First is the responsibility to engage in teaching our children. Perhaps the most definitive passage is Deuteronomy chapter 6. This passage is pedagogically rich. It starts with the teacher’s knowledge and then moves to the teachers methodology.
Moses begins with knowing God, “Hear, O Israel: The LORD our God, the LORD is one.” As parents we need to know God if we are going to raise children who deny ungodliness and selfish desires. The second point for Moses is the priority of life. He says, “You shall love the LORD your God with all your heart and with all your soul and with all your might.” No room to be a selfish parent if this is my priority and no room for children to grow up selfish men and women if this is their priority. Moses then reminds us to keep this goal before us when he writes, “And these words that I command you today, shall be on your heart.”
There are four steps in the methodology. The first is the instruction to engage in formal teaching. “You shall teach the diligently to your children”, says Moses. The original for dilligently here is the word for recite. The implication is that we must be focused. A great way to do this is the use of the catechism.
The second step is informal talking. The picture is that of taking advantage of everyday life to reinforce what has been formally taught.
The third step is to use symbolism as reminders of the truth that you are teaching. In the cultural setting Moses says to use methods fitting the culture. Today this could be a wrist band, a purity ring or a T-shirt.
The fourth step, write them on the doorpost, is the use of art that depicts truth. When I was in college the founder’s pithy statements of truth were burned into 1 X 4”s and hung over the blackboards. I remember some of those sayings more than 50 years later. As you review these it should be evident that children’s differing learning styles are covered here.
The second dimension of child rearing that we want to highlight here is the necessity of discipline. The book of Proverbs emphasizes rod and reproof. The rod refers to corporal discipline. The picture that the Old Testament reader would get from the word used here is that of a loving and caring shepherd. It is the same word that is used for a shepherd’s crook. A shepherd’s crook was not used to beat the sheep by a loving and caring shepherd. It was a tool used to protect the sheep and keep the sheep safe. If the sheep was being rebellious, the shepherd would hook him and pull him back in line or smack him enough to get his attention to get back in line. So, the rod is useful when a child is being rebellious. The rod is not to be thought of as the only or even the most frequent means of discipline.
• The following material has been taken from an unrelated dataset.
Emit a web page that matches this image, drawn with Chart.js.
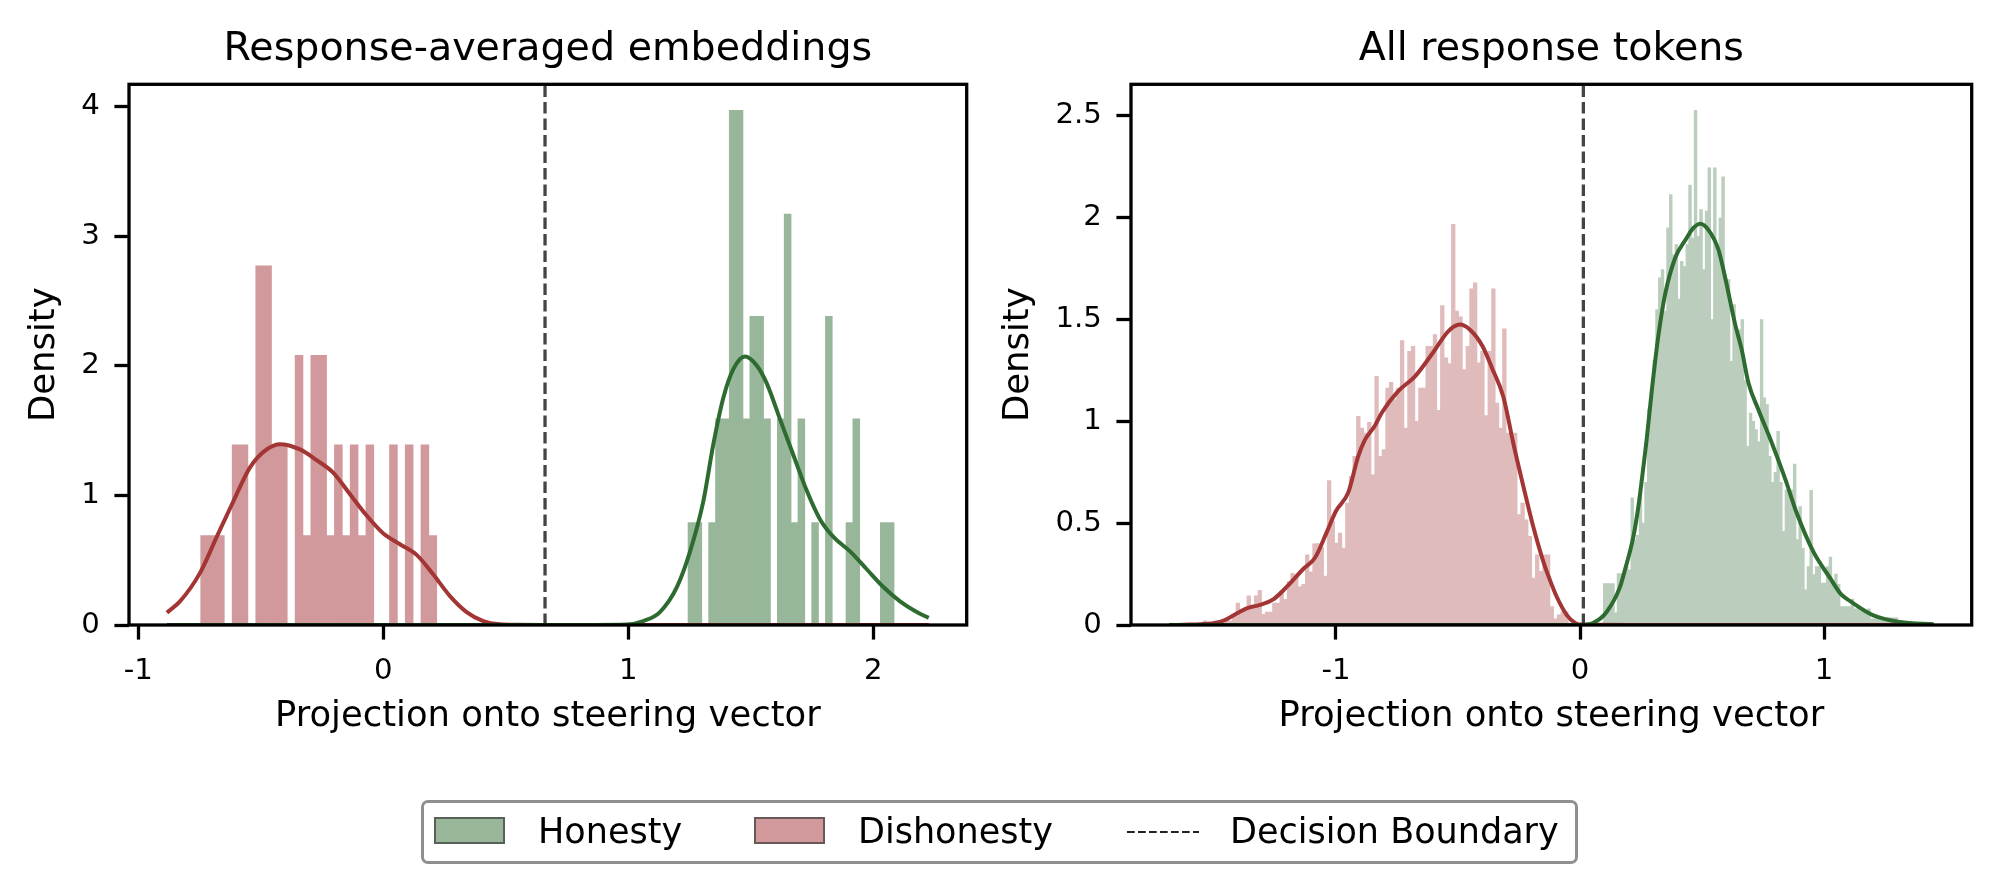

It is best used to deal with rebellious spirit. The other tool is reproof. This refers to a stern dressing down. My wife was an expert with this tool. She would squat down grasping the child’s shoulders and say, “Look at my eyes”. She would then proceed to give a stern warning or intense lesson.
The third dimension of child rearing for this article is this. Child rearing should take place in the context of a well functioning marriage. This is the ideal and I know that not everyone reading this is living in an ideal marriage. Nonetheless, this is the best context. What this tells us is that we should be prayerfully focused upon building a good marriage. If we are obedient to God in this regard, then as a consequence we provide the best environment for raising our children. So, if you are living in a troubled marriage, please seek biblically oriented assistance. Even if you are married to an unbeliever, seek assistance to discern how you can improve that relationship and perhaps be the vehicle through whom your mate is drawn to Christ. If you are the one contributing to the dysfunction, repent and seek your mate’s forgiveness.
This essay is should not be thought of as all I need to know to conduct good parenting. But, it is a great starting place.